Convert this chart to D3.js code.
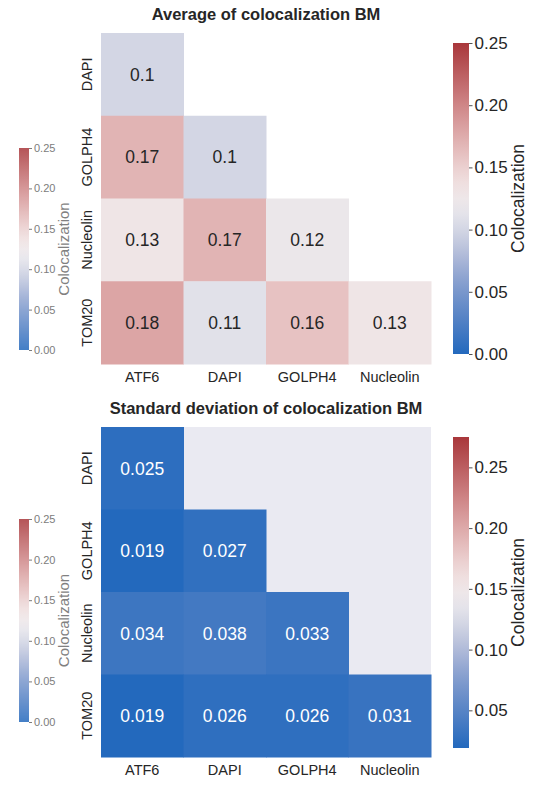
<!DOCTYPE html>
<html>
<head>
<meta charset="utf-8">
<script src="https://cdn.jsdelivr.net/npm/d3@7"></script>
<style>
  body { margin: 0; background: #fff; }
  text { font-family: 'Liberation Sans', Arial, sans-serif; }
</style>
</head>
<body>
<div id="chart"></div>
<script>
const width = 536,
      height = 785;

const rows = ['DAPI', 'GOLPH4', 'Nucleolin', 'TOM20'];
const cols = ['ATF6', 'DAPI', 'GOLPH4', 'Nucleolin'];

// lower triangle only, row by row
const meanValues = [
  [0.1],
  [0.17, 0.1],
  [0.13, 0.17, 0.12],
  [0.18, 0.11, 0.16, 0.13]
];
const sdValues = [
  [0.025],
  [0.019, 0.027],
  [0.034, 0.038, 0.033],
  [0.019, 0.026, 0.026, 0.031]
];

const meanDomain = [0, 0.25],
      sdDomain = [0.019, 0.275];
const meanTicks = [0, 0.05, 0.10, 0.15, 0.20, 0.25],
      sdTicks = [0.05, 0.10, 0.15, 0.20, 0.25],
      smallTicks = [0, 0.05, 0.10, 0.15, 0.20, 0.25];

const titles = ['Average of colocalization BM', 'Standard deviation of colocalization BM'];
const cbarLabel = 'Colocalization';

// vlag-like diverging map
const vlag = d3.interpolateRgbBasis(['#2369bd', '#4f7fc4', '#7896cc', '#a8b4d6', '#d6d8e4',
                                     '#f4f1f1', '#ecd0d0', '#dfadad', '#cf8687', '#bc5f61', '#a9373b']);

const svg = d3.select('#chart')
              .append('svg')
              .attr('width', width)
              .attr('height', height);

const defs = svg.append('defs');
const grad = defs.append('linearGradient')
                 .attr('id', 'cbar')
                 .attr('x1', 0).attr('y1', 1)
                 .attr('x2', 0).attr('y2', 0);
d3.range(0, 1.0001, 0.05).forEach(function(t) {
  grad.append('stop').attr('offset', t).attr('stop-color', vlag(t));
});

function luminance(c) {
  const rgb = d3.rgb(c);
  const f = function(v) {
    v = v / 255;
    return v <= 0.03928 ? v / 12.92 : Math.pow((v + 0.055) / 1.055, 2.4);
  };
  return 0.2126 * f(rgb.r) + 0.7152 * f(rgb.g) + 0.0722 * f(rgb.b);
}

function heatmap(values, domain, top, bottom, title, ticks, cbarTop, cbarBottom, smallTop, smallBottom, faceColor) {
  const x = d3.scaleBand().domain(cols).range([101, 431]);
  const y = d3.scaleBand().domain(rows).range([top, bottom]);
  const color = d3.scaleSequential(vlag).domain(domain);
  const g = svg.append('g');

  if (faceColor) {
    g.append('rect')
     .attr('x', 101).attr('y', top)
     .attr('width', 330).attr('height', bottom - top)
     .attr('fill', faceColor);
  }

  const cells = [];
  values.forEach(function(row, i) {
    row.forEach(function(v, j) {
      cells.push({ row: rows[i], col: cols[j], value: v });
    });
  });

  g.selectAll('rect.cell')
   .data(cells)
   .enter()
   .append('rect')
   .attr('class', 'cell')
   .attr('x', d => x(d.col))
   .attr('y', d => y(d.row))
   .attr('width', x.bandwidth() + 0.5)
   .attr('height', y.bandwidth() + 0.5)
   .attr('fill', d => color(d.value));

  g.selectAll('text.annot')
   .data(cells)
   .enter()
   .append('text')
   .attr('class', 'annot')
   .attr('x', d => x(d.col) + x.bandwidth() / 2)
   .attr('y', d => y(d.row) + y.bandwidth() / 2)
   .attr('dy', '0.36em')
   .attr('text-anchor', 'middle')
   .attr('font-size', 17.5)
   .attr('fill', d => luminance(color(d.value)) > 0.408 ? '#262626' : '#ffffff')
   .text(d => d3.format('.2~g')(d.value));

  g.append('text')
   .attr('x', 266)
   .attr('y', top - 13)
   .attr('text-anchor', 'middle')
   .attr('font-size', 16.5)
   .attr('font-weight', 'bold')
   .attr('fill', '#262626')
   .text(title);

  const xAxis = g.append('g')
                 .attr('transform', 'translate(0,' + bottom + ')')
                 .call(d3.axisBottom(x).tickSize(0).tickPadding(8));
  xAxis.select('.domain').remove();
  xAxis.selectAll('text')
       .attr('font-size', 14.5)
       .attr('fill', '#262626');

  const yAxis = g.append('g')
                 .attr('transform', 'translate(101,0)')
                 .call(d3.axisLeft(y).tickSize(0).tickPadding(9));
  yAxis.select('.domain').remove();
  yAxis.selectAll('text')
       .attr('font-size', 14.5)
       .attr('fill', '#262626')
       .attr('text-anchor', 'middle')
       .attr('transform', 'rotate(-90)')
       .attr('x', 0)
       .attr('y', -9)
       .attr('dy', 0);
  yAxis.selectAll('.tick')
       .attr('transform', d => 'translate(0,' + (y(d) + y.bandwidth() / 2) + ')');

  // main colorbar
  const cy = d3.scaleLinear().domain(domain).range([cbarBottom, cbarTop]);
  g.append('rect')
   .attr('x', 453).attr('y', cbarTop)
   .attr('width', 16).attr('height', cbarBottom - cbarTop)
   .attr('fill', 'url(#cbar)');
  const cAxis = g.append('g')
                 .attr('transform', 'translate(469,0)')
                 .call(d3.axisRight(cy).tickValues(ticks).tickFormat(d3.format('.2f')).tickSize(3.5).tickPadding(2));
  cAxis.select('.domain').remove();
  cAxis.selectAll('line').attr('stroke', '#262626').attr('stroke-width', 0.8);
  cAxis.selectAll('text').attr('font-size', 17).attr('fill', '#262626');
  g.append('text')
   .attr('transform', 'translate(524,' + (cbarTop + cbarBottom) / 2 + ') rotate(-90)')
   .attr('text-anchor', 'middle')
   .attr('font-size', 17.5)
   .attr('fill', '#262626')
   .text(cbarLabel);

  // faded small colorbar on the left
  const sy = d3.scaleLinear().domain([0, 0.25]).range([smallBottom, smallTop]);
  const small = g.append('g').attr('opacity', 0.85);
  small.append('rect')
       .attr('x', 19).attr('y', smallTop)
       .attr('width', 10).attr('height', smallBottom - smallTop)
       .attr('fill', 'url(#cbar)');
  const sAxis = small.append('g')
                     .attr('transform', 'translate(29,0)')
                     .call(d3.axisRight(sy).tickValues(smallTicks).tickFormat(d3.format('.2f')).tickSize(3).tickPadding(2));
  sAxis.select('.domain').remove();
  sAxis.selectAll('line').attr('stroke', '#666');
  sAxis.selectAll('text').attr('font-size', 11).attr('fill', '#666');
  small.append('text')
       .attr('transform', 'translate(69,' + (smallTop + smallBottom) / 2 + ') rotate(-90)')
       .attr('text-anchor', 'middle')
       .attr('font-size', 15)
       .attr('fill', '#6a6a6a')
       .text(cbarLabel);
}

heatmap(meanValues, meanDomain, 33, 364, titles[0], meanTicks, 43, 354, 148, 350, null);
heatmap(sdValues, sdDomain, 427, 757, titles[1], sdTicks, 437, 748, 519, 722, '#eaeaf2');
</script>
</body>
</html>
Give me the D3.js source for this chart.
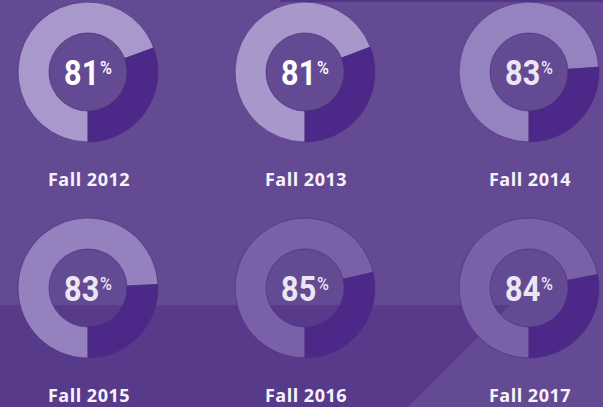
▬▬▬
__PROBLEM TO SOLVE__: Without the pictures, write out all of the material exactly.

__FINISHED EXERCISE__:
Convert this chart to D3.js code.
<!DOCTYPE html>
<html>
<head>
<meta charset="utf-8">
<script src="https://cdn.jsdelivr.net/npm/d3@7"></script>
<style>
  body { margin: 0; background: #fff; }
  text { font-family: 'Liberation Sans', Arial, sans-serif; }
</style>
</head>
<body>
<div id="chart"></div>
<script>
const width = 536,
      height = 785;

const rows = ['DAPI', 'GOLPH4', 'Nucleolin', 'TOM20'];
const cols = ['ATF6', 'DAPI', 'GOLPH4', 'Nucleolin'];

// lower triangle only, row by row
const meanValues = [
  [0.1],
  [0.17, 0.1],
  [0.13, 0.17, 0.12],
  [0.18, 0.11, 0.16, 0.13]
];
const sdValues = [
  [0.025],
  [0.019, 0.027],
  [0.034, 0.038, 0.033],
  [0.019, 0.026, 0.026, 0.031]
];

const meanDomain = [0, 0.25],
      sdDomain = [0.019, 0.275];
const meanTicks = [0, 0.05, 0.10, 0.15, 0.20, 0.25],
      sdTicks = [0.05, 0.10, 0.15, 0.20, 0.25],
      smallTicks = [0, 0.05, 0.10, 0.15, 0.20, 0.25];

const titles = ['Average of colocalization BM', 'Standard deviation of colocalization BM'];
const cbarLabel = 'Colocalization';

// vlag-like diverging map
const vlag = d3.interpolateRgbBasis(['#2369bd', '#4f7fc4', '#7896cc', '#a8b4d6', '#d6d8e4',
                                     '#f4f1f1', '#ecd0d0', '#dfadad', '#cf8687', '#bc5f61', '#a9373b']);

const svg = d3.select('#chart')
              .append('svg')
              .attr('width', width)
              .attr('height', height);

const defs = svg.append('defs');
const grad = defs.append('linearGradient')
                 .attr('id', 'cbar')
                 .attr('x1', 0).attr('y1', 1)
                 .attr('x2', 0).attr('y2', 0);
d3.range(0, 1.0001, 0.05).forEach(function(t) {
  grad.append('stop').attr('offset', t).attr('stop-color', vlag(t));
});

function luminance(c) {
  const rgb = d3.rgb(c);
  const f = function(v) {
    v = v / 255;
    return v <= 0.03928 ? v / 12.92 : Math.pow((v + 0.055) / 1.055, 2.4);
  };
  return 0.2126 * f(rgb.r) + 0.7152 * f(rgb.g) + 0.0722 * f(rgb.b);
}

function heatmap(values, domain, top, bottom, title, ticks, cbarTop, cbarBottom, smallTop, smallBottom, faceColor) {
  const x = d3.scaleBand().domain(cols).range([101, 431]);
  const y = d3.scaleBand().domain(rows).range([top, bottom]);
  const color = d3.scaleSequential(vlag).domain(domain);
  const g = svg.append('g');

  if (faceColor) {
    g.append('rect')
     .attr('x', 101).attr('y', top)
     .attr('width', 330).attr('height', bottom - top)
     .attr('fill', faceColor);
  }

  const cells = [];
  values.forEach(function(row, i) {
    row.forEach(function(v, j) {
      cells.push({ row: rows[i], col: cols[j], value: v });
    });
  });

  g.selectAll('rect.cell')
   .data(cells)
   .enter()
   .append('rect')
   .attr('class', 'cell')
   .attr('x', d => x(d.col))
   .attr('y', d => y(d.row))
   .attr('width', x.bandwidth() + 0.5)
   .attr('height', y.bandwidth() + 0.5)
   .attr('fill', d => color(d.value));

  g.selectAll('text.annot')
   .data(cells)
   .enter()
   .append('text')
   .attr('class', 'annot')
   .attr('x', d => x(d.col) + x.bandwidth() / 2)
   .attr('y', d => y(d.row) + y.bandwidth() / 2)
   .attr('dy', '0.36em')
   .attr('text-anchor', 'middle')
   .attr('font-size', 17.5)
   .attr('fill', d => luminance(color(d.value)) > 0.408 ? '#262626' : '#ffffff')
   .text(d => d3.format('.2~g')(d.value));

  g.append('text')
   .attr('x', 266)
   .attr('y', top - 13)
   .attr('text-anchor', 'middle')
   .attr('font-size', 16.5)
   .attr('font-weight', 'bold')
   .attr('fill', '#262626')
   .text(title);

  const xAxis = g.append('g')
                 .attr('transform', 'translate(0,' + bottom + ')')
                 .call(d3.axisBottom(x).tickSize(0).tickPadding(8));
  xAxis.select('.domain').remove();
  xAxis.selectAll('text')
       .attr('font-size', 14.5)
       .attr('fill', '#262626');

  const yAxis = g.append('g')
                 .attr('transform', 'translate(101,0)')
                 .call(d3.axisLeft(y).tickSize(0).tickPadding(9));
  yAxis.select('.domain').remove();
  yAxis.selectAll('text')
       .attr('font-size', 14.5)
       .attr('fill', '#262626')
       .attr('text-anchor', 'middle')
       .attr('transform', 'rotate(-90)')
       .attr('x', 0)
       .attr('y', -9)
       .attr('dy', 0);
  yAxis.selectAll('.tick')
       .attr('transform', d => 'translate(0,' + (y(d) + y.bandwidth() / 2) + ')');

  // main colorbar
  const cy = d3.scaleLinear().domain(domain).range([cbarBottom, cbarTop]);
  g.append('rect')
   .attr('x', 453).attr('y', cbarTop)
   .attr('width', 16).attr('height', cbarBottom - cbarTop)
   .attr('fill', 'url(#cbar)');
  const cAxis = g.append('g')
                 .attr('transform', 'translate(469,0)')
                 .call(d3.axisRight(cy).tickValues(ticks).tickFormat(d3.format('.2f')).tickSize(3.5).tickPadding(2));
  cAxis.select('.domain').remove();
  cAxis.selectAll('line').attr('stroke', '#262626').attr('stroke-width', 0.8);
  cAxis.selectAll('text').attr('font-size', 17).attr('fill', '#262626');
  g.append('text')
   .attr('transform', 'translate(524,' + (cbarTop + cbarBottom) / 2 + ') rotate(-90)')
   .attr('text-anchor', 'middle')
   .attr('font-size', 17.5)
   .attr('fill', '#262626')
   .text(cbarLabel);

  // faded small colorbar on the left
  const sy = d3.scaleLinear().domain([0, 0.25]).range([smallBottom, smallTop]);
  const small = g.append('g').attr('opacity', 0.85);
  small.append('rect')
       .attr('x', 19).attr('y', smallTop)
       .attr('width', 10).attr('height', smallBottom - smallTop)
       .attr('fill', 'url(#cbar)');
  const sAxis = small.append('g')
                     .attr('transform', 'translate(29,0)')
                     .call(d3.axisRight(sy).tickValues(smallTicks).tickFormat(d3.format('.2f')).tickSize(3).tickPadding(2));
  sAxis.select('.domain').remove();
  sAxis.selectAll('line').attr('stroke', '#666');
  sAxis.selectAll('text').attr('font-size', 11).attr('fill', '#666');
  small.append('text')
       .attr('transform', 'translate(69,' + (smallTop + smallBottom) / 2 + ') rotate(-90)')
       .attr('text-anchor', 'middle')
       .attr('font-size', 15)
       .attr('fill', '#6a6a6a')
       .text(cbarLabel);
}

heatmap(meanValues, meanDomain, 33, 364, titles[0], meanTicks, 43, 354, 148, 350, null);
heatmap(sdValues, sdDomain, 427, 757, titles[1], sdTicks, 437, 748, 519, 722, '#eaeaf2');
</script>
</body>
</html>
Give me the D3.js source for this chart.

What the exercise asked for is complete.